Goal - Find the lines holding the string "Convert" in the data, then copy all of them.

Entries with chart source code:
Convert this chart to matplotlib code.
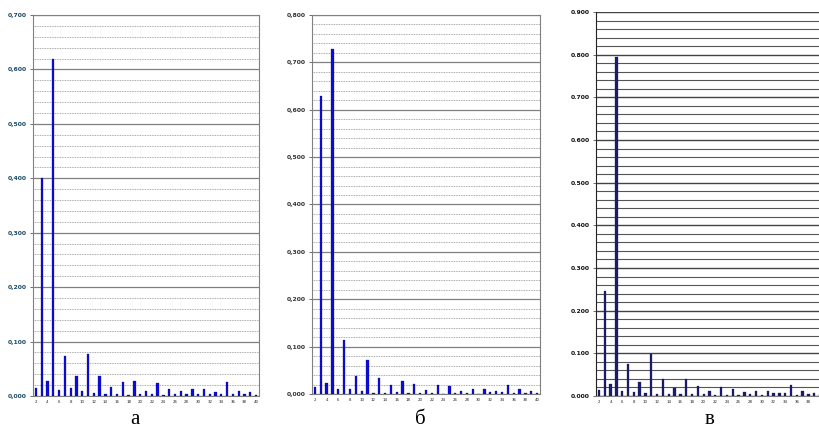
import numpy as np
import matplotlib.pyplot as plt
from matplotlib.ticker import MultipleLocator, FuncFormatter

harmonics = list(range(2, 41))

vals_a = [0.015, 0.400, 0.028, 0.620, 0.011, 0.074, 0.014, 0.037, 0.009, 0.078,
          0.006, 0.036, 0.003, 0.017, 0.004, 0.026, 0.002, 0.028, 0.003, 0.010,
          0.003, 0.024, 0.002, 0.013, 0.004, 0.009, 0.003, 0.013, 0.003, 0.013,
          0.004, 0.008, 0.004, 0.026, 0.003, 0.010, 0.003, 0.007, 0.002]

vals_b = [0.015, 0.630, 0.024, 0.728, 0.010, 0.113, 0.011, 0.038, 0.006, 0.072,
          0.003, 0.034, 0.003, 0.019, 0.004, 0.028, 0.003, 0.022, 0.003, 0.009,
          0.003, 0.019, 0.001, 0.016, 0.003, 0.007, 0.003, 0.011, 0.001, 0.011,
          0.004, 0.007, 0.004, 0.019, 0.003, 0.011, 0.003, 0.006, 0.003]

vals_c = [0.015, 0.245, 0.027, 0.795, 0.012, 0.074, 0.010, 0.033, 0.008, 0.099,
          0.005, 0.040, 0.005, 0.019, 0.004, 0.040, 0.004, 0.024, 0.004, 0.011,
          0.002, 0.020, 0.002, 0.017, 0.003, 0.009, 0.005, 0.012, 0.003, 0.012,
          0.006, 0.006, 0.006, 0.026, 0.003, 0.012, 0.005, 0.006, 0.004]

panels = [
    # values, ymax, rect, bar colour, label colour, decimal sep, solid minor grid, caption, caption x
    (vals_a, 0.7, [33, 396, 259, 15], "#0a0ae6", "#1d4b66", ",", False, "а", 135),
    (vals_b, 0.8, [312, 394, 540, 15], "#0a0ae6", "#333333", ",", False, "б", 420),
    (vals_c, 0.9, [596, 396, 823, 12], "#1c1c70", "#111111", ".", True, "в", 710),
]

W, H = 820, 434
fig = plt.figure(figsize=(W / 100, H / 100), dpi=100)

for vals, ymax, (x0, yb, x1, yt), bc, lc, sep, solid, cap, cx in panels:
    ax = fig.add_axes([x0 / W, (H - yb) / H, (x1 - x0) / W, (yb - yt) / H])
    ax.bar(harmonics, vals, width=0.4, color=bc, edgecolor="#101050",
           linewidth=0.2, zorder=3)
    ax.set_xlim(1.5, 40.5)
    ax.set_ylim(0, ymax)
    ax.yaxis.set_major_locator(MultipleLocator(0.1))
    ax.yaxis.set_minor_locator(MultipleLocator(0.02))
    ax.yaxis.set_major_formatter(
        FuncFormatter(lambda v, p, s=sep: f"{v:.3f}".replace(".", s)))
    # the last panel runs off the right edge, so its "40" label is not shown
    ax.set_xticks(harmonics[::2] if not solid else harmonics[:-1:2])
    ax.tick_params(axis="x", labelsize=2.8, length=0, pad=3, labelcolor="#222222")
    ax.tick_params(axis="y", which="major", labelsize=4.4, length=2.5, width=0.6,
                   labelcolor=lc, color="#555555", pad=2)
    ax.tick_params(axis="y", which="minor", length=0)
    for lab in ax.get_yticklabels():
        lab.set_fontweight("bold")
    if solid:
        ax.grid(axis="y", which="major", color="#444444", linewidth=1.0, zorder=0)
        ax.grid(axis="y", which="minor", color="#555555", linewidth=0.8, zorder=0)
    else:
        ax.grid(axis="y", which="major", color="#808080", linewidth=0.9, zorder=0)
        ax.grid(axis="y", which="minor", color="#909090", linewidth=0.6,
                linestyle=(0, (1, 1)), zorder=0)
    for sp in ax.spines.values():
        sp.set_color("#808080")
        sp.set_linewidth(0.8)
    if solid:
        ax.spines["left"].set_color("#222222")
        ax.spines["right"].set_visible(False)
        ax.spines["top"].set_visible(False)
    fig.text(cx / W, 1 - 420 / H, cap, ha="center", va="center",
             fontsize=15, family="Liberation Serif")

fig.savefig("out.png", dpi=100, facecolor="white")
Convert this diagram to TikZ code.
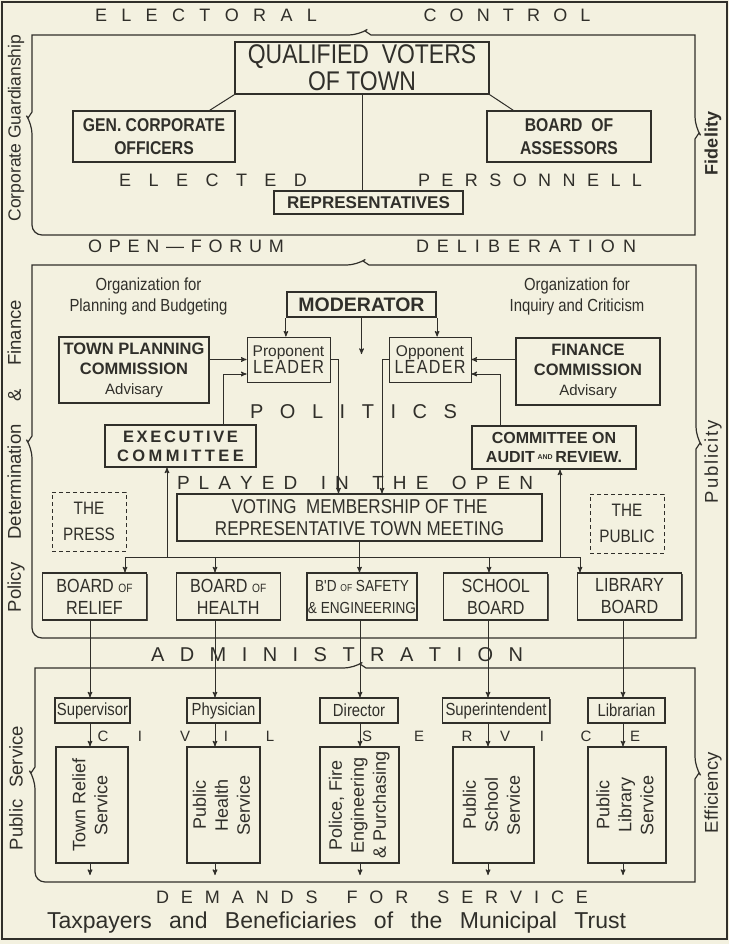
\documentclass[tikz,border=0pt]{standalone}
\usepackage{fontspec}
\setmainfont{Liberation Sans}
\newfontfamily\narrowfont[FakeStretch=0.85]{Liberation Sans}
\usepackage{tikz}
\usetikzlibrary{arrows,positioning,shadows}
\definecolor{ink}{RGB}{48,47,42}
\definecolor{paper}{RGB}{243,241,224}

\newcommand\fsz[2]{\fontsize{#1}{#2}\selectfont}
\newcommand\spreadword[2]{\makebox[#1][s]{\spreadletters#2\relax}}
\def\spreadletters#1#2{#1\ifx\relax#2\else\hfill\expandafter\spreadletters\expandafter#2\fi}
\newcommand\bracebox[7]{%
  \draw[bracepath] (#5+6,#2) -- (#3,#2) [rounded corners=10pt] -- (#3,#7-6)
    [sharp corners] -- (#3+4,#7) -- (#3,#7+6) -- (#3,#4) [rounded corners=10pt]
    -- (#1,#4) -- (#1,#6+6) [sharp corners] -- (#1-4,#6) -- (#1,#6-6) -- (#1,#2)
    [rounded corners=10pt] -- (#5-6,#2) [sharp corners] -- (#5,#2-4) -- cycle;}

\begin{document}
\begin{tikzpicture}[x=1pt,y=-1pt,>=stealth',node distance=133.75pt,color=ink]
	\tikzstyle{unit}=[draw,fill=paper,line width=1.3pt,align=center,inner sep=1pt,
		drop shadow={shadow xshift=1.1pt,shadow yshift=-1.1pt,fill=ink,opacity=.8}]
	\tikzstyle{thin unit}=[draw,fill=paper,line width=0.9pt,align=center,inner sep=1pt]
	\tikzstyle{open unit}=[draw,dash pattern=on 4pt off 3pt,line width=0.8pt,align=center]
	\tikzstyle{board}=[unit,minimum width=104pt,minimum height=47pt,font=\narrowfont\fsz{19}{22}]
	\tikzstyle{officer}=[unit,minimum height=25pt,font=\narrowfont\fsz{17.5}{18}]
	\tikzstyle{service}=[unit,minimum height=116pt,font=\fsz{18}{22}]
	\tikzstyle{banner}=[inner sep=0pt,align=center]
	\tikzstyle{side}=[inner sep=0pt,rotate=90,font=\fsz{18.5}{19}]
	\tikzstyle{bracepath}=[line width=1.2pt]
	\tikzstyle{link}=[line width=1pt]

	\fill[paper] (0,0) rectangle (729,944);
	\useasboundingbox (0,0) rectangle (729,944);
	\draw[line width=1.5pt] (2,2) rectangle (727,939);

	\bracebox{32}{35}{695}{235}{365}{118}{133}
	\bracebox{32}{265}{696}{638}{363}{442}{443}
	\bracebox{35}{668}{695}{882}{360}{773}{773}

	\node[banner,font=\fsz{18}{18}] (elec) at (206,15) {\spreadword{222pt}{ELECTORAL}};
	\node[banner,font=\fsz{18}{18}] (ctrl) at (507,15) {\spreadword{167pt}{CONTROL}};
	\node[banner,font=\fsz{18}{18}] (eled) at (213,180) {\spreadword{188pt}{ELECTED}};
	\node[banner,font=\fsz{18}{18}] (pers) at (530,180) {\spreadword{224pt}{PERSONNELL}};
	\node[banner,font=\fsz{18}{18}] (open) at (186,246) {\spreadword{196pt}{OPEN—FORUM}};
	\node[banner,font=\fsz{18}{18}] (delib) at (526,246) {\spreadword{220pt}{DELIBERATION}};
	\node[banner,font=\fsz{20}{20}] (pol) at (353.5,412) {\spreadword{207pt}{POLITICS}};
	\node[banner,font=\fsz{19}{19}] (play) at (355,483) {\spreadword{356pt}{PLAYED{\ }IN{\ }THE{\ }OPEN}};
	\node[banner,font=\fsz{20}{20}] (adm) at (337,655) {\spreadword{372pt}{ADMINISTRATION}};
	\node[banner,font=\fsz{18}{18}] (dem) at (372,897) {\spreadword{432pt}{DEMANDS{\ }FOR{\ }SERVICE}};
	\node[banner,font=\fsz{23}{23}] (tax) at (336.5,923)
		{\makebox[579pt][s]{Taxpayers and Beneficiaries of the Municipal Trust}};

	\node[side,font=\fsz{17.5}{18}] (guard) at (16,128) {Corporate Guardianship};
	\node[side] (policy) at (16,456) {\makebox[312pt][s]{Policy Determination \& Finance}};
	\node[side] (pserv) at (16,788) {\makebox[124pt][s]{Public Service}};
	\node[side,font=\bfseries\fsz{18}{19}] (fid) at (713,143.5) {Fidelity};
	\node[side] (publ) at (713,461.5) {\spreadword{83pt}{Publicity}};
	\node[side] (eff) at (713,792.5) {\spreadword{81pt}{Efficiency}};

	\node[unit,minimum width=254pt,minimum height=52pt,font=\narrowfont\fsz{27}{27}] (qv) at (362,68)
		{QUALIFIED\ \ VOTERS\\OF TOWN};
	\node[unit,minimum width=162pt,minimum height=51pt,font=\narrowfont\bfseries\fsz{18.5}{23}] (gco) at (154,136.5)
		{GEN. CORPORATE\\OFFICERS};
	\node[unit,minimum width=164pt,minimum height=51pt,font=\narrowfont\bfseries\fsz{18.5}{23}] (boa) at (569,136.5)
		{BOARD\ \ OF\\ASSESSORS};
	\node[unit,minimum width=189pt,minimum height=23pt,font=\bfseries\fsz{17}{18}] (rep) at (368.5,202.5)
		{REPRESENTATIVES};

	\node[banner,font=\narrowfont\fsz{17.5}{21}] (orgp) at (148.5,296) {Organization for\\Planning and Budgeting};
	\node[banner,font=\narrowfont\fsz{17.5}{21}] (orgi) at (577,296) {Organization for\\Inquiry and Criticism};
	\node[unit,line width=2.2pt,minimum width=149pt,minimum height=25pt,font=\bfseries\fsz{19.5}{20}] (mod) at (361.5,304.5)
		{MODERATOR};
	\node[thin unit,minimum width=83pt,minimum height=45pt] (pro) at (288.5,359.5)
		{{\fsz{15.5}{18}Proponent}\\{\narrowfont\fsz{19}{21}\spreadword{71pt}{LEADER}}};
	\node[thin unit,minimum width=82pt,minimum height=45pt] (opp) at (430,359.5)
		{{\fsz{15.5}{18}Opponent}\\{\narrowfont\fsz{19}{21}\spreadword{71pt}{LEADER}}};
	\node[unit,minimum width=150pt,minimum height=66pt,font=\bfseries\fsz{16.5}{20}] (tpc) at (134,370)
		{TOWN PLANNING\\COMMISSION\\{\mdseries\fsz{15}{18}Advisary}};
	\node[unit,minimum width=144pt,minimum height=67pt,font=\bfseries\fsz{16.5}{20}] (fin) at (588,371.5)
		{FINANCE\\COMMISSION\\{\mdseries\fsz{15}{18}Advisary}};
	\node[unit,minimum width=151pt,minimum height=42pt,font=\bfseries\fsz{16.5}{19}] (exe) at (180.5,446)
		{\spreadword{115pt}{EXECUTIVE}\\\spreadword{127pt}{COMMITTEE}};
	\node[unit,minimum width=164pt,minimum height=43pt,font=\bfseries\fsz{16}{19}] (aud) at (554,447.5)
		{COMMITTEE ON\\AUDIT\,\raisebox{3pt}{\fsz{7}{7}AND}\,REVIEW.};
	\node[unit,minimum width=365pt,minimum height=47pt,font=\narrowfont\fsz{20}{22}] (vmem) at (359.5,517.5)
		{VOTING\ \ MEMBERSHIP OF THE\\REPRESENTATIVE TOWN MEETING};
	\node[open unit,minimum width=74pt,minimum height=59pt,font=\narrowfont\fsz{18}{26}] (press) at (89,521.5) {THE\\PRESS};
	\node[open unit,minimum width=74pt,minimum height=59pt,font=\narrowfont\fsz{18}{26}] (pub) at (627,523.5) {THE\\PUBLIC};

	\node[board] (rel) at (94.5,596.5) {BOARD {\fsz{12}{12}OF}\\RELIEF};
	\node[board] (hea) [right of=rel] {BOARD {\fsz{12}{12}OF}\\HEALTH};
	\node[board,font=\narrowfont\fsz{16}{22}] (saf) [right of=hea] {B'D {\fsz{10}{10}OF} SAFETY\\\& ENGINEERING};
	\node[board] (sch) [right of=saf] {SCHOOL\\BOARD};
	\node[board] (lib) [right of=sch] {LIBRARY\\BOARD};

	\node[officer,minimum width=75pt] (sup) at (92.5,710.5) {Supervisor};
	\node[officer,minimum width=73pt] (phy) at (223.5,710.5) {Physician};
	\node[officer,minimum width=78pt] (dir) at (359,710.5) {Director};
	\node[officer,minimum width=107pt] (supt) at (496,710.5) {Superintendent};
	\node[officer,minimum width=77pt] (libn) at (626.5,710.5) {Librarian};

	\foreach \l/\x [count=\i] in {C/103,I/140,V/185,I/226,L/270,S/367,E/419,R/467,V/505,I/542,C/586,E/635}
		\node[banner,font=\fsz{15}{15}] (civ\i) at (\x,736) {\l};

	\node[service,minimum width=72pt] (rly) at (92,805)
		{\rotatebox{90}{\begin{tabular}{@{}c@{}}Town Relief\\Service\end{tabular}}};
	\node[service,minimum width=73pt] (phs) at (223.5,805)
		{\rotatebox{90}{\begin{tabular}{@{}c@{}}Public\\Health\\Service\end{tabular}}};
	\node[service,minimum width=79pt] (pol) at (359.5,805)
		{\rotatebox{90}{\begin{tabular}{@{}c@{}}Police, Fire\\Engineering\\\& Purchasing\end{tabular}}};
	\node[service,minimum width=81pt] (pss) at (493.5,805)
		{\rotatebox{90}{\begin{tabular}{@{}c@{}}Public\\School\\Service\end{tabular}}};
	\node[service,minimum width=78pt] (pls) at (627,805)
		{\rotatebox{90}{\begin{tabular}{@{}c@{}}Public\\Library\\Service\end{tabular}}};

	\draw[link] (qv.south west) -- ([xshift=-26pt]gco.north east);
	\draw[link] (qv.south east) -- ([xshift=27pt]boa.north west);
	\draw[link] (qv.south) -- (qv.south |- rep.north);

	\coordinate (hub) at (361.5,354);
	\coordinate (exeup) at ([xshift=42.5pt]exe.north);
	\coordinate (audup) at ([xshift=-54pt]aud.north);
	\draw[link,->] (mod.south west) -- (mod.south west |- pro.north);
	\draw[link,->] (mod.south east) -- (mod.south east |- opp.north);
	\draw[link,->] (mod.south) -- (hub);
	\draw[link,->] (tpc.east |- pro.west) -- (pro.west);
	\draw[link,->] (exeup) |- ([yshift=-14.5pt]pro.west);
	\draw[link,->] (fin.west |- opp.east) -- (opp.east);
	\draw[link,->] (audup) |- ([yshift=-14.5pt]opp.east);
	\draw[link,->] (pro.east) -| ([xshift=-21pt]vmem.north);
	\draw[link,->] (opp.west) -| ([xshift=22.5pt]vmem.north);

	\coordinate (f1) at (125,557);
	\coordinate (f2) at (215,557);
	\coordinate (f4) at (489,557);
	\coordinate (f5) at (580,557);
	\coordinate (fx) at (167,557);
	\coordinate (fy) at (560,557);
	\draw[link] (f1) -- (f5);
	\draw[link,->] (vmem.south) -- (vmem.south |- saf.north);
	\draw[link,->] (f1) -- (f1 |- rel.north);
	\draw[link,->] (f2) -- (f2 |- hea.north);
	\draw[link,->] (f4) -- (f4 |- sch.north);
	\draw[link,->] (f5) -- (f5 |- lib.north);
	\draw[link,->] (fx) -- (fx |- exe.south);
	\draw[link,->] (fy) -- (fy |- aud.south);

	\foreach \x/\b/\o/\s [count=\i] in {90/rel/sup/rly,215/hea/phy/phs,360/saf/dir/pol,488/sch/supt/pss,623/lib/libn/pls} {
		\coordinate (k\i) at (\x,0);
		\coordinate (e\i) at (\x,875);
		\draw[link,->] (k\i |- \b.south) -- (k\i |- \o.north);
		\draw[link,->] (k\i |- \o.south) -- (k\i |- \s.north);
		\draw[link,->] (k\i |- \s.south) -- (e\i);
	}
\end{tikzpicture}
\end{document}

Correct output -
Convert this chart to matplotlib code.
Convert this diagram to TikZ code.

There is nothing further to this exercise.